Stated goal ▸ Leave out all pictures. Return exactly the lines from the top of the material through the line containing "a_risk_low = [37, 24, 17, 7, 6, 2, 1, 1, 0]".

Information provided ▸
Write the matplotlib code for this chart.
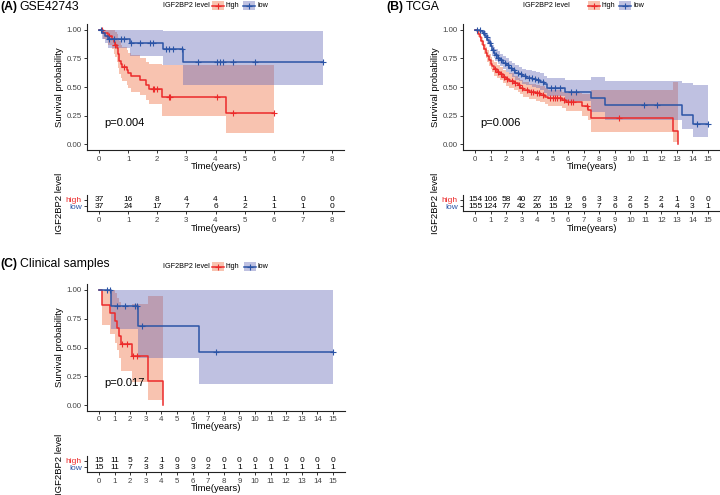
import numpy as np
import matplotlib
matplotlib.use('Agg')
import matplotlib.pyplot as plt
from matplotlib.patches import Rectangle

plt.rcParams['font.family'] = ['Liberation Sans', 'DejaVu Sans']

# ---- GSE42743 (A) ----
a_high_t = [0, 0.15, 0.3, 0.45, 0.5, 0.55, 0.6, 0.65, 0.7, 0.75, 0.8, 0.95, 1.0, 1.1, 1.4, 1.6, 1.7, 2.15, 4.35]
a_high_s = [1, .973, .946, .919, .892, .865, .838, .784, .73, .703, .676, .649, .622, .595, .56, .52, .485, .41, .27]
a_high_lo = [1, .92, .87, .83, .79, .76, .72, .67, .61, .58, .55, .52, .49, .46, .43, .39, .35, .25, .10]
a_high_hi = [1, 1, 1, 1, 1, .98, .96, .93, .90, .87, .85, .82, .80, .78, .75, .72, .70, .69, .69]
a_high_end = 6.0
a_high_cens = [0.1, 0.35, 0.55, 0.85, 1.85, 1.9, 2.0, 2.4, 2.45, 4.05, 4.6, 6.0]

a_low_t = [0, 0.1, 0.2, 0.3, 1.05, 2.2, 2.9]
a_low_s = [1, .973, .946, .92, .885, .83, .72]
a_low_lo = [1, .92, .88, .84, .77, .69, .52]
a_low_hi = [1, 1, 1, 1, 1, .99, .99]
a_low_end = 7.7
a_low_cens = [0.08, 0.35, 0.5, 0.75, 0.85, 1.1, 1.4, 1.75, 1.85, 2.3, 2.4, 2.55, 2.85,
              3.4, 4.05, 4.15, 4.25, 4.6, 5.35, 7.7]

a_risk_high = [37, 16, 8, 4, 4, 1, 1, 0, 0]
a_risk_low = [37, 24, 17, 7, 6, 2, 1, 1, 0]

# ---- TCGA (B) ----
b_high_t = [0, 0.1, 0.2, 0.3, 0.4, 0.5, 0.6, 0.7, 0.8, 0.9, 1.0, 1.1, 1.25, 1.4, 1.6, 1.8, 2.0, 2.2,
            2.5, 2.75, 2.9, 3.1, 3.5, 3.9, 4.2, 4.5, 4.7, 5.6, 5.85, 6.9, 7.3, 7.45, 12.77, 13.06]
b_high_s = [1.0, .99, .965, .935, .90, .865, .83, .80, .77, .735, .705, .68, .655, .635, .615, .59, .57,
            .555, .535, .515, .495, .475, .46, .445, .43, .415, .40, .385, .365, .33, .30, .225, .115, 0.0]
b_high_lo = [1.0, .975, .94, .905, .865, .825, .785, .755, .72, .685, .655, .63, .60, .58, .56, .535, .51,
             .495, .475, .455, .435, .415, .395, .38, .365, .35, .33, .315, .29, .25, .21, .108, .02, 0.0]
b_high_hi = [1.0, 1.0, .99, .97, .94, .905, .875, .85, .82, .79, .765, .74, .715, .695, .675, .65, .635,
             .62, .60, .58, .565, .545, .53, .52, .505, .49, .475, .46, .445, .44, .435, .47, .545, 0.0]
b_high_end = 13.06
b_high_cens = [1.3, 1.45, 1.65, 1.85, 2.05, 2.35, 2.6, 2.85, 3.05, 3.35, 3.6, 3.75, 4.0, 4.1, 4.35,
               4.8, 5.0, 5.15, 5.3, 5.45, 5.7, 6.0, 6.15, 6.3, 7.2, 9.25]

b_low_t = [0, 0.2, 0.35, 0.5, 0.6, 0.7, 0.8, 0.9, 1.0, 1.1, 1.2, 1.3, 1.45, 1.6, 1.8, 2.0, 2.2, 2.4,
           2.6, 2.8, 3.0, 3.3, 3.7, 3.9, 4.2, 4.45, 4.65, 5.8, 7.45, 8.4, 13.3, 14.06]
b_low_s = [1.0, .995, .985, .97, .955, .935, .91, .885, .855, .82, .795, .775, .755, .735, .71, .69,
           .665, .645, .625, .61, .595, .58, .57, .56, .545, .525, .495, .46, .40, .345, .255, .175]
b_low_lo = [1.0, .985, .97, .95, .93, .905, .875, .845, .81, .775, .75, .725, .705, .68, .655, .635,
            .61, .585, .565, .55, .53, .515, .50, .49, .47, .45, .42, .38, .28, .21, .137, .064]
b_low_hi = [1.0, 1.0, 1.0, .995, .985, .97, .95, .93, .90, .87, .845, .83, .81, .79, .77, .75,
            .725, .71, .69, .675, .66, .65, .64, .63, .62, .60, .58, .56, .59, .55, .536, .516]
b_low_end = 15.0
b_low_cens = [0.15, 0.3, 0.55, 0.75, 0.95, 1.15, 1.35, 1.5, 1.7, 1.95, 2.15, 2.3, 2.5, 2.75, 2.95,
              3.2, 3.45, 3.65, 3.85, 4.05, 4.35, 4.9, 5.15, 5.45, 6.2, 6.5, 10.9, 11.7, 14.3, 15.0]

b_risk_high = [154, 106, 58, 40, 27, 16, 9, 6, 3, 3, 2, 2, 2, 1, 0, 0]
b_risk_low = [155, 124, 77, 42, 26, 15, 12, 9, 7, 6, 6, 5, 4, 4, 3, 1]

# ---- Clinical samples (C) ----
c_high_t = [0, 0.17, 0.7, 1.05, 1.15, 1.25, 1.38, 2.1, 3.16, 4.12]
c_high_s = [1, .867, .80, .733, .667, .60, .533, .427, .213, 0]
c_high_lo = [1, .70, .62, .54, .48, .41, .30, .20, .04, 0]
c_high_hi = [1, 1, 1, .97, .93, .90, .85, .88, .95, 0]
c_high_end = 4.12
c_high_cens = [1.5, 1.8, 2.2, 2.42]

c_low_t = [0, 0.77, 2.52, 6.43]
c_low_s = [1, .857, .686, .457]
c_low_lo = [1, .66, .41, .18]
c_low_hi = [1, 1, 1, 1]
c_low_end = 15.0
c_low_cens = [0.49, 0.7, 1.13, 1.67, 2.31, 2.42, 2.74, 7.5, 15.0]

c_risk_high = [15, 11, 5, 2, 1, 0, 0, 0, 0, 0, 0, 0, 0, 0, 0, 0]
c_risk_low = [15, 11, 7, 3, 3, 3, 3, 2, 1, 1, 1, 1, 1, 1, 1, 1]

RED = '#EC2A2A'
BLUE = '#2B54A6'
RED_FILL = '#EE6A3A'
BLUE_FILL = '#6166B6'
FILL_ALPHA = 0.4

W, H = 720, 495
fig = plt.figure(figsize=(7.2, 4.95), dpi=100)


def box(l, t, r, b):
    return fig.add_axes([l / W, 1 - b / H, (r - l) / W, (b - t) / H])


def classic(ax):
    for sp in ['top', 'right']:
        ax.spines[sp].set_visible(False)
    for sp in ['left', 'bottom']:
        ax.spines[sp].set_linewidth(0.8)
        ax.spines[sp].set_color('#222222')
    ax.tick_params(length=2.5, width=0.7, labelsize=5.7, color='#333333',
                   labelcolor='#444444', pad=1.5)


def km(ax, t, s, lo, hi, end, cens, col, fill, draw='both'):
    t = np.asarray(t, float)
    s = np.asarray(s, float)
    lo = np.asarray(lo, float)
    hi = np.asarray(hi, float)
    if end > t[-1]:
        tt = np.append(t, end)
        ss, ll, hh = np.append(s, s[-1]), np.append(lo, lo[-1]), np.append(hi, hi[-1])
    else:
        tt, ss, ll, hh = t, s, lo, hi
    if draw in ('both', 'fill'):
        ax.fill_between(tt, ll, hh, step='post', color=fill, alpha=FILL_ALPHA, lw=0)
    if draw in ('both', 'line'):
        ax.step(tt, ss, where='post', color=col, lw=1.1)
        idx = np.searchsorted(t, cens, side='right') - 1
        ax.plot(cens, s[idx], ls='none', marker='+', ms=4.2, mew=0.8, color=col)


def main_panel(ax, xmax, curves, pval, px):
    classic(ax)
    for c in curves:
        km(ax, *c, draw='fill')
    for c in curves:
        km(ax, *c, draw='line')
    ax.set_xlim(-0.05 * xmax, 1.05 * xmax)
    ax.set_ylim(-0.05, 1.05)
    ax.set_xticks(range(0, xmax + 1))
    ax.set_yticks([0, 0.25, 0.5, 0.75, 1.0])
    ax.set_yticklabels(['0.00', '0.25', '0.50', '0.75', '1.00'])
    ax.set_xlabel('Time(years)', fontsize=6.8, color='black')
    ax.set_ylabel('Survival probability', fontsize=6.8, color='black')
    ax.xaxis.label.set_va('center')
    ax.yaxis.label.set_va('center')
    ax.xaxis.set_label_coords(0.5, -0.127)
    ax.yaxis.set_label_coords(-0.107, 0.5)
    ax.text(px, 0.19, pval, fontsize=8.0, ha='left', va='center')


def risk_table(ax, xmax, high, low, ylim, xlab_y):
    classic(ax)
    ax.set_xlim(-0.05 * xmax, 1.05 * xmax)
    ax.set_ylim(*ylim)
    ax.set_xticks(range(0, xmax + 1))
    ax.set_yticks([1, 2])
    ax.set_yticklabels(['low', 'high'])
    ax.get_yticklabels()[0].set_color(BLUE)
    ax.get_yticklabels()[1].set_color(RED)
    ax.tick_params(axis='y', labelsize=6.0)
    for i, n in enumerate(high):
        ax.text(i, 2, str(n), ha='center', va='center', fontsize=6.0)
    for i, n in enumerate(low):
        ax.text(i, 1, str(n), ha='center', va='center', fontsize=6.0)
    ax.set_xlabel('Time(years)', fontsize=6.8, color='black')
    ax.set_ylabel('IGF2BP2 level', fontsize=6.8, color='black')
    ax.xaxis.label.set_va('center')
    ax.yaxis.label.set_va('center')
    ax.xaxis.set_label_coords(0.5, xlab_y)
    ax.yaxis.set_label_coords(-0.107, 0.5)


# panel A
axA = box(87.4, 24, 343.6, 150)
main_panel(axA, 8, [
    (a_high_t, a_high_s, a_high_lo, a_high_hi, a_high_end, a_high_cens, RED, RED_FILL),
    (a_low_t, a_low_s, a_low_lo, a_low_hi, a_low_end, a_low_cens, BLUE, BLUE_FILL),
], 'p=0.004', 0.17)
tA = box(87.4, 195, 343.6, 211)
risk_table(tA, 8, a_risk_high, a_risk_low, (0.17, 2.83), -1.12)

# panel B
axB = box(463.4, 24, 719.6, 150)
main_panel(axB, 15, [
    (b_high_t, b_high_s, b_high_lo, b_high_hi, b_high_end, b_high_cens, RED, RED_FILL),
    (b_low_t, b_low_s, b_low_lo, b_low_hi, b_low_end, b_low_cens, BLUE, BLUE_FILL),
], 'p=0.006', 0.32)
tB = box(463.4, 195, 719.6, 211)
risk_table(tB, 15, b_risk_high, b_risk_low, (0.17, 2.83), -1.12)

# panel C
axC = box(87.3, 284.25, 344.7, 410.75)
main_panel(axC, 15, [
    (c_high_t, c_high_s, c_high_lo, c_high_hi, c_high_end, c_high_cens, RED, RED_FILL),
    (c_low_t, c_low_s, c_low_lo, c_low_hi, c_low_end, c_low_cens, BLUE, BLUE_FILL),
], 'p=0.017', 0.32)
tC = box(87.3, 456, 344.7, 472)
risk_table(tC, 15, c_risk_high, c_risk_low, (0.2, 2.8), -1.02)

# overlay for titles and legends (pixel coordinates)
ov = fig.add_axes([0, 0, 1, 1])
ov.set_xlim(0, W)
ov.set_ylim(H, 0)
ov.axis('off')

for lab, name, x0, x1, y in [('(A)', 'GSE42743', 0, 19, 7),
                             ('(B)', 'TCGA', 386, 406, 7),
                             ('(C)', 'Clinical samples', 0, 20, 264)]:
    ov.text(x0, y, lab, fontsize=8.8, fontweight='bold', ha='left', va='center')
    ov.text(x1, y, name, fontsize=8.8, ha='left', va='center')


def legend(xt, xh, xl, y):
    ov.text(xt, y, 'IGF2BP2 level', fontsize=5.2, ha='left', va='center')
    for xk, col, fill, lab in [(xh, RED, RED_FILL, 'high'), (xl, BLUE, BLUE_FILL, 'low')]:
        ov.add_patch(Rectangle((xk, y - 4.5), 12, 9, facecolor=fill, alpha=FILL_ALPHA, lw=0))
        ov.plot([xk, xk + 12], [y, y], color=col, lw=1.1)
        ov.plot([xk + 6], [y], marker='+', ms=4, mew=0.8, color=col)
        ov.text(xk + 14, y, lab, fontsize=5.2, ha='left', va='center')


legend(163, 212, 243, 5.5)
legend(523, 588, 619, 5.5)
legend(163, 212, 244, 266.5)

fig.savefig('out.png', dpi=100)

Full solution ▸
Write the matplotlib code for this chart.
import numpy as np
import matplotlib
matplotlib.use('Agg')
import matplotlib.pyplot as plt
from matplotlib.patches import Rectangle

plt.rcParams['font.family'] = ['Liberation Sans', 'DejaVu Sans']

# ---- GSE42743 (A) ----
a_high_t = [0, 0.15, 0.3, 0.45, 0.5, 0.55, 0.6, 0.65, 0.7, 0.75, 0.8, 0.95, 1.0, 1.1, 1.4, 1.6, 1.7, 2.15, 4.35]
a_high_s = [1, .973, .946, .919, .892, .865, .838, .784, .73, .703, .676, .649, .622, .595, .56, .52, .485, .41, .27]
a_high_lo = [1, .92, .87, .83, .79, .76, .72, .67, .61, .58, .55, .52, .49, .46, .43, .39, .35, .25, .10]
a_high_hi = [1, 1, 1, 1, 1, .98, .96, .93, .90, .87, .85, .82, .80, .78, .75, .72, .70, .69, .69]
a_high_end = 6.0
a_high_cens = [0.1, 0.35, 0.55, 0.85, 1.85, 1.9, 2.0, 2.4, 2.45, 4.05, 4.6, 6.0]

a_low_t = [0, 0.1, 0.2, 0.3, 1.05, 2.2, 2.9]
a_low_s = [1, .973, .946, .92, .885, .83, .72]
a_low_lo = [1, .92, .88, .84, .77, .69, .52]
a_low_hi = [1, 1, 1, 1, 1, .99, .99]
a_low_end = 7.7
a_low_cens = [0.08, 0.35, 0.5, 0.75, 0.85, 1.1, 1.4, 1.75, 1.85, 2.3, 2.4, 2.55, 2.85,
              3.4, 4.05, 4.15, 4.25, 4.6, 5.35, 7.7]

a_risk_high = [37, 16, 8, 4, 4, 1, 1, 0, 0]
a_risk_low = [37, 24, 17, 7, 6, 2, 1, 1, 0]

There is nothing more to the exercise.